Tuesday, August 30, 2011

learning to bear beams of love


Well, I’ve officially been part of the IWM family for just over a year now.  Marcelle, one of my community mates, finished her two years of service and is now back in the states.  Katie and Kyle, our two new community mates, have arrived and are starting to gain their footing here in Chimbote.  Our community is slowly developing into what we hope will be a solid, supportive household.  The four of us are beginning our journey to imitate Christ’s first disciples, who “bore witness to the resurrection of the Lord Jesus” through the love made manifest in their community (Acts, 5:33).  We are willing recipients of your prayers during this important time of transition!

It’s hard to believe that it’s been so long since I left the U.S., but looking back on the past year I know that I have experienced and grown a lot.  I have formed lots of life-giving relationships that I already know will be very painful to say goodbye to, and in that process have found little niches in my service sites that help me feel like an active, contributing member, and not just a visitor.  All taken into account, I am very happy with my life here in Chimbote.

Amidst the many joys that occur daily in my life, I have lately been struggling with and reflecting a lot upon my own incapacities – incapacity to be everything a friend should be, to be everything a community mate should be, to be everything a missionary should be.  I grew up thinking, and rightfully so, that I can do anything I set my heart on.  But what is too easy to forget is that it’s not going to go perfectly, and it’s not going to be easy.  Likewise, I developed many ideas in college about what it means to be a Catholic missionary, what it means to be a development practitioner and what it means to be a United States native in a foreign country.  These ideas are well-ingrained in my thoughts and beliefs, but what is again too easy to forget is that I’m not going to fulfill those roles perfectly, and that it’s not going to be easy.  And it hasn’t been.
I will not claim to have made any significant difference in the lives of people here in Chimbote during the past year, but I know that I have discovered much about myself, my capabilities and my limitations, some of which is very exciting and some of which is difficult to swallow.  Just this morning I happened to turn to a passage in a collection of writings by Dorothy Day that illuminated my feelings of self-doubt.  Her reflection spurs from the words of William Blake: “We are put on earth for a little space that we may learn to bear the beams of love.”  She writes:

“Suddenly I remembered coming home from a meeting in Brooklyn many years ago, sitting in an uncomfortable bus seat facing a few poor people.  One of them, a downcast, ragged man, suddenly epitomized for me the desolation, the hopelessness of the destitute, and I began to weep.  I had been struck by one of those ‘beams of love,’ wounded by it in a most particular way.  It was my own condition that I was weeping about—my own hardness of heart, my own sinfulness.  I recognized this as a moment of truth, an experience of what the New Catechism calls our ‘tremendous, universal, inevitable, and yet inexcusable incapacity to love’ … Because I felt so strongly my nothingness, my powerlessness to do anything about this horrifying recognition of my own hardness of heart, it drove me to the recognition that in God alone was my strength.”

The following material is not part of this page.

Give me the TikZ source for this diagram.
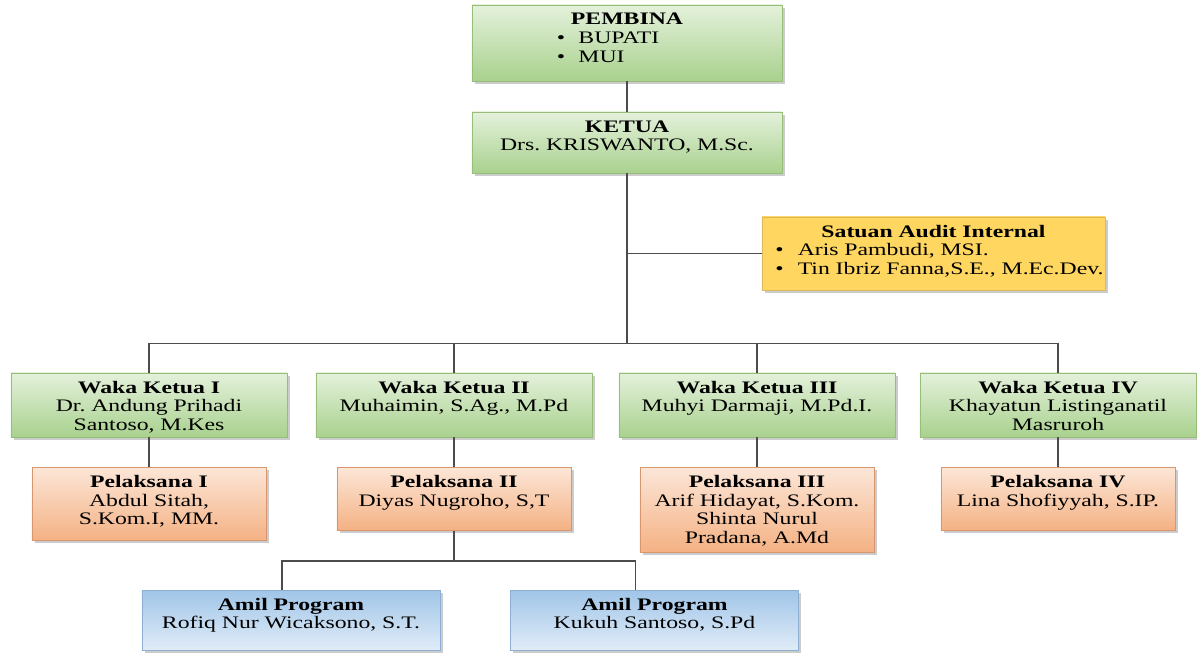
\documentclass[tikz,border=0pt]{standalone}
\usepackage{fontspec}
\setmainfont{Liberation Serif}[FakeStretch=1.35]
\usetikzlibrary{positioning, shadows, calc}
\frenchspacing

\definecolor{grnDark}{RGB}{169,209,142}
\definecolor{grnLight}{RGB}{228,241,219}
\definecolor{grnLine}{RGB}{150,190,120}
\definecolor{orgDark}{RGB}{244,177,131}
\definecolor{orgLight}{RGB}{252,230,215}
\definecolor{orgLine}{RGB}{215,150,110}
\definecolor{ylwDark}{RGB}{255,214,95}
\definecolor{ylwLight}{RGB}{255,243,205}
\definecolor{ylwLine}{RGB}{220,185,90}
\definecolor{bluDark}{RGB}{160,197,232}
\definecolor{bluLight}{RGB}{224,236,248}
\definecolor{bluLine}{RGB}{140,175,210}

\begin{document}
\begin{tikzpicture}[x=0.025cm, y=-0.025cm,
  orgbox/.style={draw, line width=0.4pt, inner xsep=0.1cm, inner ysep=0.1cm,
    align=center, text height=0.4cm, text=black,
    font=\fontsize{12.5}{13.2}\selectfont,
    drop shadow={shadow xshift=2pt, shadow yshift=-2pt, fill=black!40}},
  greenbox/.style={orgbox, draw=grnLine, top color=grnLight, bottom color=grnDark},
  orangebox/.style={orgbox, draw=orgLine, top color=orgLight, bottom color=orgDark},
  yellowbox/.style={orgbox, draw=ylwLine, top color=ylwDark, middle color=ylwLight, bottom color=ylwDark},
  bluebox/.style={orgbox, draw=bluLine, top color=bluDark, bottom color=bluLight},
  wakabox/.style={greenbox, text width=6.7cm, text depth=1.0cm},
  pelbox/.style={orangebox, text width=5.65cm, below=0.75cm of #1},
  amilbox/.style={bluebox, text depth=0.9cm},
  link/.style={draw=black!70, line width=0.9pt}]

  \useasboundingbox (0,0) rectangle (1197,652);

  \node[greenbox, text width=7.55cm, text depth=1.3cm] (pembina) at (627,43)
    {\textbf{PEMBINA}\\
     \makebox[4cm][l]{\hspace{0.25cm}\textbullet\hspace{0.33cm}BUPATI}\\
     \makebox[4cm][l]{\hspace{0.25cm}\textbullet\hspace{0.33cm}MUI}};
  \node[greenbox, text width=7.55cm, text depth=0.925cm] (ketua) at (627,142.5)
    {\textbf{KETUA}\\ Drs. KRISWANTO, M.Sc.};
  \node[yellowbox, text width=8.375cm, text depth=1.225cm] (audit) at (933.5,253.5)
    {\textbf{Satuan Audit Internal}\\
     \makebox[8cm][l]{\hspace{0.05cm}\textbullet\hspace{0.35cm}Aris Pambudi, MSI.}\\
     \makebox[8cm][l]{\hspace{0.05cm}\textbullet\hspace{0.35cm}Tin Ibriz Fanna,S.E., M.Ec.Dev.}};

  \node[wakabox] (waka1) at (149,405) {\textbf{Waka Ketua I}\\ Dr. Andung Prihadi\\ Santoso, M.Kes};
  \node[wakabox] (waka2) at (454,405) {\textbf{Waka Ketua II}\\ Muhaimin, S.Ag., M.Pd};
  \node[wakabox] (waka3) at (757,405) {\textbf{Waka Ketua III}\\ Muhyi Darmaji, M.Pd.I.};
  \node[wakabox] (waka4) at (1058,405) {\textbf{Waka Ketua IV}\\ Khayatun Listinganatil\\ Masruroh};

  \node[pelbox=waka1, text depth=1.225cm] (pel1) {\textbf{Pelaksana I}\\ Abdul Sitah,\\ S.Kom.I, MM.};
  \node[pelbox=waka2, text depth=0.975cm] (pel2) {\textbf{Pelaksana II}\\ Diyas Nugroho, S,T};
  \node[pelbox=waka3, text depth=1.525cm] (pel3) {\textbf{Pelaksana III}\\ Arif Hidayat, S.Kom.\\ Shinta Nurul\\ Pradana, A.Md};
  \node[pelbox=waka4, text depth=0.975cm] (pel4) {\textbf{Pelaksana IV}\\ Lina Shofiyyah, S.IP.};

  \node[amilbox, text width=7.25cm] (amil1) at (291,620) {\textbf{Amil Program}\\ Rofiq Nur Wicaksono, S.T.};
  \node[amilbox, text width=7.0cm] (amil2) at (654.5,620) {\textbf{Amil Program}\\ Kukuh Santoso, S.Pd};

  \path (ketua.south) ++(0,170) coordinate (bus);
  \path (pel2.south) ++(0,30) coordinate (split);

  \draw[link] (pembina) -- (ketua);
  \draw[link] (ketua.south) -- (bus);
  \draw[link] (ketua.south |- audit.west) -- (audit.west);
  \draw[link] (waka1.north) |- (bus) -| (waka4.north);
  \draw[link] (waka2.north) -- (waka2.north |- bus);
  \draw[link] (waka3.north) -- (waka3.north |- bus);
  \foreach \i in {1,...,4}
    \draw[link] (waka\i) -- (pel\i);
  \draw[link] (pel2.south) -- (split);
  \draw[link] ([xshift=-0.225cm]amil1.north) |- (split) -| ([xshift=-0.475cm]amil2.north);
\end{tikzpicture}
\end{document}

People sometimes ask, if it is so difficult to choose to live closer to the poor, closer to the world’s most ghastly injustices, and jump into a position of uncertainty where I may or may not have any idea what I’m doing, why do it?  I do it, as I think many people do, because by putting myself in a position of completely vulnerability, by losing the ability to depend on family, intelligence, material comforts, language, talents, privacy, and the limitless list of dependencies that we humans foster, all I am left with to depend on is the love of God, made manifest both in the people around me and in myself.   And then I begin to realize that only by accepting that love am I capable of sharing it. 

So that’s what I’m working on right now… an on-going process that is in every moment more difficult and easier at the same time.  But I am thankful for the life I am living, and that it allows me to pursue a spirituality that is fueled by the raw authenticity of the world. 

Thank you for letting me share some of my reflections with you!  My prayer for you, as much as for myself, is that we can know and accept our limitedness and incapacity in order to fill it with the unlimitedness and infinite capacity of God’s love!